For reasons of compatibility and simplicity, it's best to use React's built-in state management capabilities rather than external global state. But React has certain limitations:
- Component state can only be shared by pushing it up to the common ancestor, but this might include a huge tree that then needs to re-render.
- Context can only store a single value, not an indefinite set of values each with its own consumers.
- Both of these make it difficult to code-split the top of the tree (where the state has to live) from the leaves of the tree (where the state is used).
We want to improve this while keeping both the API and the semantics and behavior as Reactish as possible.

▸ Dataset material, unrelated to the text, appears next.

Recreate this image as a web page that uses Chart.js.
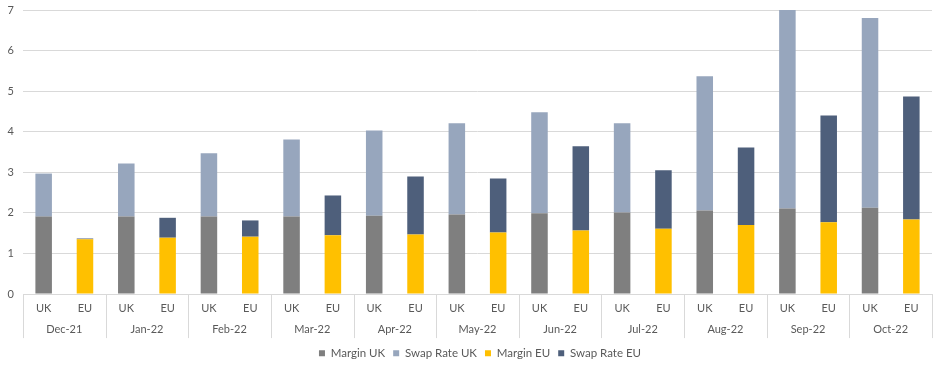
<!DOCTYPE html>
<html><head><meta charset="utf-8">
<script src="https://cdn.jsdelivr.net/npm/chart.js@4/dist/chart.umd.min.js"></script>
<style>html,body{margin:0;padding:0;background:#fff}#wrap{width:942px;height:373px;position:relative}</style>
</head><body><div id="wrap"><canvas id="c"></canvas></div>
<script>
const months = ['Dec-21','Jan-22','Feb-22','Mar-22','Apr-22','May-22','Jun-22','Jul-22','Aug-22','Sep-22','Oct-22'];
const regions = ['UK','EU'];
const marginUK = [1.91,1.91,1.91,1.91,1.93,1.96,1.99,2.01,2.06,2.11,2.13];
const swapUK   = [1.06,1.31,1.56,1.90,2.10,2.25,2.49,2.20,3.31,4.89,4.67];
const marginEU = [1.35,1.39,1.415,1.45,1.47,1.52,1.57,1.61,1.70,1.77,1.84];
const swapEU   = [0.02,0.49,0.40,0.98,1.43,1.33,2.07,1.44,1.91,2.63,3.03];
const yTicks = [0,1,2,3,4,5,6,7];

const categories = [];
months.forEach(() => regions.forEach(r => categories.push(r)));
const ukOnly = arr => arr.flatMap(v => [v, null]);
const euOnly = arr => arr.flatMap(v => [null, v]);

const GRID = '#d9d9d9';
const TXT = '#595959';
Chart.defaults.font.family = 'Lato, "Open Sans", sans-serif';
Chart.defaults.font.size = 11;
Chart.defaults.color = TXT;

const separators = {
  id: 'separators',
  afterLayout(chart) {
    // Excel centres the legend slightly right of the canvas centre
    chart.legend.left += 14; chart.legend.right += 14;
  },
  afterDraw(chart) {
    const x = chart.scales.x, ctx = chart.ctx;
    const b = chart.chartArea.bottom;
    ctx.save();
    ctx.strokeStyle = GRID; ctx.lineWidth = 1;
    for (let k = 0; k <= months.length; k++) {
      const px = Math.round(x.getPixelForValue(k * regions.length - 0.5)) + 0.5;
      ctx.beginPath(); ctx.moveTo(px, b); ctx.lineTo(px, b + 44); ctx.stroke();
    }
    ctx.restore();
  }
};

new Chart(document.getElementById('c'), {
  type: 'bar',
  data: {
    labels: categories,
    datasets: [
      {label: 'Margin UK', data: ukOnly(marginUK), backgroundColor: '#7f7f7f'},
      {label: 'Swap Rate UK', data: ukOnly(swapUK), backgroundColor: '#97a6bd'},
      {label: 'Margin EU', data: euOnly(marginEU), backgroundColor: '#ffc000'},
      {label: 'Swap Rate EU', data: euOnly(swapEU), backgroundColor: '#4e5f7b'}
    ]
  },
  options: {
    responsive: true, maintainAspectRatio: false, animation: false,
    datasets: {bar: {categoryPercentage: 1, barPercentage: 0.4, skipNull: false}},
    layout: {padding: {top: 0, right: 10, left: 0, bottom: 4}},
    plugins: {
      tooltip: {enabled: false},
      legend: {
        position: 'bottom',
        labels: {boxWidth: 6, boxHeight: 6, padding: 8, color: TXT, font: {size: 11.5}}
      }
    },
    scales: {
      x: {
        stacked: true,
        grid: {display: false, drawTicks: false},
        border: {display: true, color: GRID},
        ticks: {padding: 8, color: TXT, maxRotation: 0, autoSkip: false}
      },
      x2: {
        type: 'category', labels: months, position: 'bottom', offset: true,
        afterFit: s => { s.height += 3; },
        grid: {display: false, drawTicks: false},
        border: {display: false},
        ticks: {padding: 0, color: TXT, maxRotation: 0, autoSkip: false}
      },
      y: {
        stacked: true, min: 0, max: 7,
        afterFit: s => { s.width = 23; s.paddingTop = 10; s.paddingBottom = 0; },
        afterBuildTicks: s => { s.ticks = yTicks.map(v => ({value: v})); },
        grid: {color: GRID, drawTicks: false},
        border: {display: false},
        ticks: {padding: 9, color: TXT}
      }
    }
  },
  plugins: [separators]
});
</script></body></html>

Recoil defines a directed graph orthogonal to but also intrinsic and attached to your React tree. State changes flow from the roots of this graph (which we call atoms) through pure functions (which we call selectors) and into components. With this approach:
- We get a boilerplate-free API where shared state has the same simple get/set interface as React local state (yet can be encapsulated with reducers etc. if needed).
- We have the possibility of compatibility with Concurrent Mode and other new React features as they become available.
- The state definition is incremental and distributed, making code-splitting possible.
- State can be replaced with derived data without modifying the components that use it.
- Derived data can move between being synchronous and asynchronous without modifying the components that use it.
- We can treat navigation as a first-class concept, even encoding state transitions in links.
- It's easy to persist the entire application state in a way that is backwards-compatible, so persisted states can survive application changes.